__WHAT YOU ARE ASKED TO DO__
The line holding "y_ticks = [i / 5 for i in range(41)]" is the last one to output; start at the first line of the data, keep every line in between exactly, and leave out pictures.

[begin GIVEN MATERIAL]

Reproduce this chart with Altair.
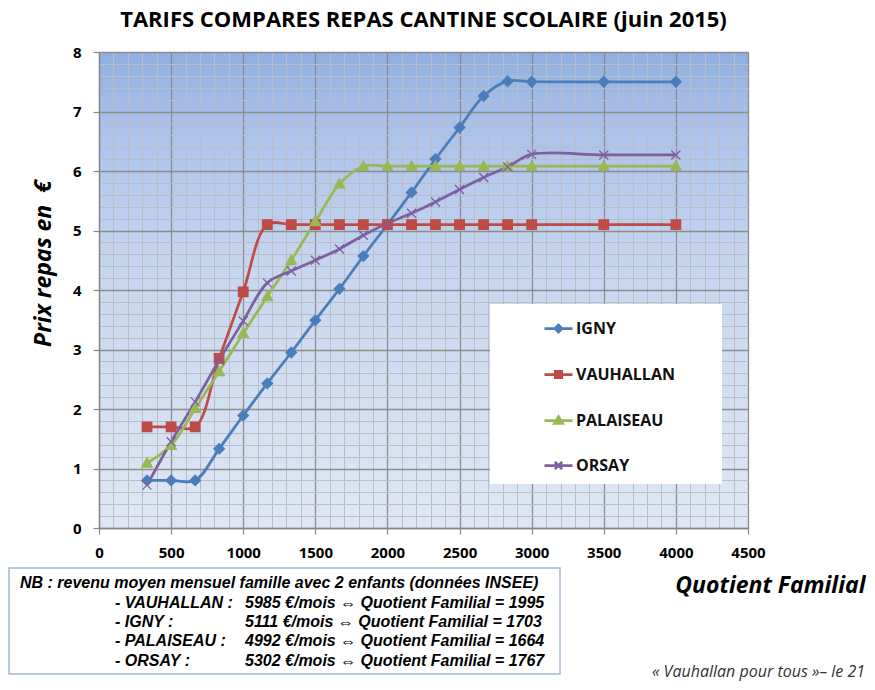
import altair as alt
import pandas as pd

# ---------------- data ----------------
qf = [333, 500, 667, 833, 1000, 1167, 1333, 1500, 1667, 1833, 2000,
      2167, 2333, 2500, 2667, 2833, 3000, 3500, 4000]
igny = [0.80, 0.80, 0.80, 1.33, 1.89, 2.43, 2.95, 3.49, 4.02, 4.57, 5.10,
        5.64, 6.20, 6.73, 7.26, 7.51, 7.50, 7.50, 7.50]
vauhallan = [1.70, 1.70, 1.70, 2.85, 3.97, 5.10, 5.10, 5.10, 5.10, 5.10, 5.10,
             5.10, 5.10, 5.10, 5.10, 5.10, 5.10, 5.10, 5.10]
palaiseau = [1.09, 1.39, 2.01, 2.63, 3.27, 3.89, 4.50, 5.15, 5.78, 6.08, 6.08,
             6.08, 6.08, 6.08, 6.08, 6.08, 6.08, 6.08, 6.08]
orsay = [0.72, 1.45, 2.12, 2.82, 3.48, 4.12, 4.32, 4.50, 4.69, 4.92, 5.12,
         5.29, 5.48, 5.69, 5.89, 6.07, 6.28, 6.27, 6.27]

communes = ["IGNY", "VAUHALLAN", "PALAISEAU", "ORSAY"]
colors = ["#4a7ebb", "#be4b48", "#98b954", "#7d60a0"]

x_ticks = list(range(0, 4501, 100))
y_ticks = [i / 5 for i in range(41)]

title_text = "TARIFS COMPARES REPAS CANTINE SCOLAIRE (juin 2015)"
y_title = "Prix repas en\u00a0 €"
x_title = "Quotient Familial"
note_header = "NB : revenu moyen mensuel famille avec 2 enfants (données INSEE)"
note_names = ["- VAUHALLAN :", "- IGNY :", "- PALAISEAU :", "- ORSAY :"]
note_values = ["5985 €/mois ⇔ Quotient Familial = 1995",
               "5111 €/mois ⇔ Quotient Familial = 1703",
               "4992 €/mois ⇔ Quotient Familial = 1664",
               "5302 €/mois ⇔ Quotient Familial = 1767"]
footer = "« Vauhallan pour tous »– le 21"

rows = []
for name, vals in zip(communes, [igny, vauhallan, palaiseau, orsay]):
    for xv, yv in zip(qf, vals):
        rows.append({"commune": name, "marker": name, "qf": xv, "prix": yv})
df = pd.DataFrame(rows)

# ---------------- styles ----------------
color_of = dict(zip(communes, colors))
marker_of = {
    "IGNY": "M0,-1.05L1.05,0L0,1.05L-1.05,0Z",
    "VAUHALLAN": "M-0.95,-0.95L0.95,-0.95L0.95,0.95L-0.95,0.95Z",
    "PALAISEAU": "M0,-1.05L1.05,0.8L-1.05,0.8Z",
    "ORSAY": "M-0.9,-0.9L0.9,0.9M-0.9,0.9L0.9,-0.9",
}
# marker scales use the data-driven (alphabetical) domain of the "marker" column
marker_order = sorted(communes)
marker_colors = [color_of[n] for n in marker_order]
marker_shapes = [marker_of[n] for n in marker_order]

legend_paths = {
    "IGNY": "M-1,0L1,0M0,-0.25L0.25,0L0,0.25L-0.25,0Z",
    "VAUHALLAN": "M-1,0L1,0M-0.23,-0.23L0.23,-0.23L0.23,0.23L-0.23,0.23Z",
    "PALAISEAU": "M-1,0L1,0M0,-0.27L0.29,0.21L-0.29,0.21Z",
    "ORSAY": "M-1,0L1,0M-0.26,-0.26L0.26,0.26M-0.26,0.26L0.26,-0.26",
}
shape_expr = (
    f"datum.value === 'IGNY' ? '{legend_paths['IGNY']}' : "
    f"datum.value === 'VAUHALLAN' ? '{legend_paths['VAUHALLAN']}' : "
    f"datum.value === 'PALAISEAU' ? '{legend_paths['PALAISEAU']}' : "
    f"'{legend_paths['ORSAY']}'"
)

FONT = "Open Sans"
major_x = "datum.value % 500 === 0"
major_y = "datum.value % 1 === 0"

x_axis = alt.Axis(
    values=x_ticks, tickCount=500,
    labelExpr=f"{major_x} ? '' + datum.value : ''",
    labelOverlap=False, labelFlush=False,
    labelFont=FONT, labelFontSize=15, labelFontWeight="bold", labelColor="black",
    labelPadding=11,
    grid=True,
    gridColor={"condition": {"test": major_x, "value": "#8d8d8d"}, "value": "#b9bdc6"},
    gridWidth={"condition": {"test": major_x, "value": 1.3}, "value": 1},
    tickOpacity={"condition": {"test": major_x, "value": 1}, "value": 0},
    tickColor="#868686", tickSize=6, tickWidth=1.2,
    domainColor="#868686", domainWidth=1.3,
    title=x_title, titleFont=FONT, titleFontSize=23, titleFontWeight="bold",
    titleFontStyle="italic", titleColor="black",
    titleX=766, titleY=57, titleAlign="right", titleBaseline="middle", titleAngle=0,
)
y_axis = alt.Axis(
    values=y_ticks, tickCount=500,
    labelExpr=f"{major_y} ? '' + datum.value : ''",
    labelOverlap=False, labelFlush=False,
    labelFont=FONT, labelFontSize=15, labelFontWeight="bold", labelColor="black",
    labelPadding=12,
    grid=True,
    gridColor={"condition": {"test": major_y, "value": "#8d8d8d"}, "value": "#b9bdc6"},
    gridWidth={"condition": {"test": major_y, "value": 1.3}, "value": 1},
    tickOpacity={"condition": {"test": major_y, "value": 1}, "value": 0},
    tickColor="#868686", tickSize=6, tickWidth=1.2,
    domainColor="#868686", domainWidth=1.3,
    title=y_title, titleFont=FONT, titleFontSize=23, titleFontWeight="bold",
    titleFontStyle="italic", titleColor="black",
    titleX=-56, titleY=211, titleAlign="center", titleBaseline="middle", titleAngle=-90,
)

x_enc = alt.X("qf:Q", scale=alt.Scale(domain=[0, 4500], nice=False), axis=x_axis)
y_enc = alt.Y("prix:Q", scale=alt.Scale(domain=[0, 8], nice=False), axis=y_axis)

legend = alt.Legend(
    title="\u00a0", titleOrient="right", titlePadding=38, titleFontSize=10,
    orient="none", legendX=391, legendY=252,
    fillColor="white", padding=9, symbolOffset=44, symbolSize=784,
    symbolStrokeWidth=2.75, rowPadding=21, labelOffset=2, labelLimit=250,
    labelFont=FONT, labelFontSize=16, labelFontWeight="bold", labelColor="#111111",
    symbolType=alt.ExprRef(expr=shape_expr),
    symbolFillColor=alt.ExprRef(expr="scale('color', datum.value)"),
    symbolOpacity=1,
)

base = alt.Chart(df)

lines = base.mark_line(interpolate="catmull-rom", strokeWidth=2.75).encode(
    x=x_enc, y=y_enc,
    color=alt.Color("commune:N",
                    scale=alt.Scale(domain=communes, range=colors), legend=legend),
    detail="commune:N",
)

points = base.mark_point(filled=True, size=100, opacity=1, strokeWidth=1.3).encode(
    x="qf:Q", y="prix:Q",
    fill=alt.Fill("marker:N", scale=alt.Scale(range=marker_colors), legend=None),
    stroke=alt.Stroke("marker:N", scale=alt.Scale(range=marker_colors), legend=None),
    shape=alt.Shape("marker:N", scale=alt.Scale(range=marker_shapes), legend=None),
)

# ---------------- annotations ----------------
one = alt.Chart(pd.DataFrame({"k": [0]}))

note_box = one.mark_rect(fill="white", stroke="#a3b7d8", strokeWidth=1.5).encode(
    x=alt.value(-90), x2=alt.value(461), y=alt.value(516), y2=alt.value(622)
)
text_style = dict(font="Liberation Sans", fontSize=16, fontWeight="bold",
                  fontStyle="italic", color="black", align="left", baseline="alphabetic")
note_h = one.mark_text(**text_style).encode(
    x=alt.value(-79), y=alt.value(536), text=alt.value(note_header))
note_n = one.mark_text(lineHeight=19.3, **text_style).encode(
    x=alt.value(16), y=alt.value(555.7), text=alt.value(note_names))
note_v = one.mark_text(lineHeight=19.3, **text_style).encode(
    x=alt.value(146), y=alt.value(555.7), text=alt.value(note_values))
foot = one.mark_text(font=FONT, fontSize=16, fontStyle="italic", color="#333333",
                     align="right", baseline="alphabetic").encode(
    x=alt.value(766), y=alt.value(625), text=alt.value(footer))

gradient_expr = (
    "{gradient: 'linear', x1: 0, y1: 0, x2: 0, y2: 1, stops: ["
    "{offset: 0, color: '#8fb0e0'}, {offset: 0.15, color: '#a9c1ea'}, "
    "{offset: 0.45, color: '#c7d6ef'}, {offset: 1, color: '#dfe7f4'}]}"
)

chart = alt.layer(lines, points, note_box, note_h, note_n, note_v, foot).properties(
    width=649, height=476,
    padding={"left": 91, "top": 44, "right": 118, "bottom": 153},
    autosize=alt.AutoSizeParams(type="none"),
    background="white",
    view=alt.ViewBackground(fill=alt.ExprRef(expr=gradient_expr), stroke="transparent"),
    title=alt.TitleParams(title_text, font=FONT, fontSize=22, fontWeight="bold",
                          color="black", anchor="middle", frame="group",
                          baseline="alphabetic", offset=-4),
)

chart.save("out.html", embed_options={"renderer": "svg", "actions": False})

[end GIVEN MATERIAL]

__WORKED SOLUTION__
Reproduce this chart with Altair.
import altair as alt
import pandas as pd

# ---------------- data ----------------
qf = [333, 500, 667, 833, 1000, 1167, 1333, 1500, 1667, 1833, 2000,
      2167, 2333, 2500, 2667, 2833, 3000, 3500, 4000]
igny = [0.80, 0.80, 0.80, 1.33, 1.89, 2.43, 2.95, 3.49, 4.02, 4.57, 5.10,
        5.64, 6.20, 6.73, 7.26, 7.51, 7.50, 7.50, 7.50]
vauhallan = [1.70, 1.70, 1.70, 2.85, 3.97, 5.10, 5.10, 5.10, 5.10, 5.10, 5.10,
             5.10, 5.10, 5.10, 5.10, 5.10, 5.10, 5.10, 5.10]
palaiseau = [1.09, 1.39, 2.01, 2.63, 3.27, 3.89, 4.50, 5.15, 5.78, 6.08, 6.08,
             6.08, 6.08, 6.08, 6.08, 6.08, 6.08, 6.08, 6.08]
orsay = [0.72, 1.45, 2.12, 2.82, 3.48, 4.12, 4.32, 4.50, 4.69, 4.92, 5.12,
         5.29, 5.48, 5.69, 5.89, 6.07, 6.28, 6.27, 6.27]

communes = ["IGNY", "VAUHALLAN", "PALAISEAU", "ORSAY"]
colors = ["#4a7ebb", "#be4b48", "#98b954", "#7d60a0"]

x_ticks = list(range(0, 4501, 100))
y_ticks = [i / 5 for i in range(41)]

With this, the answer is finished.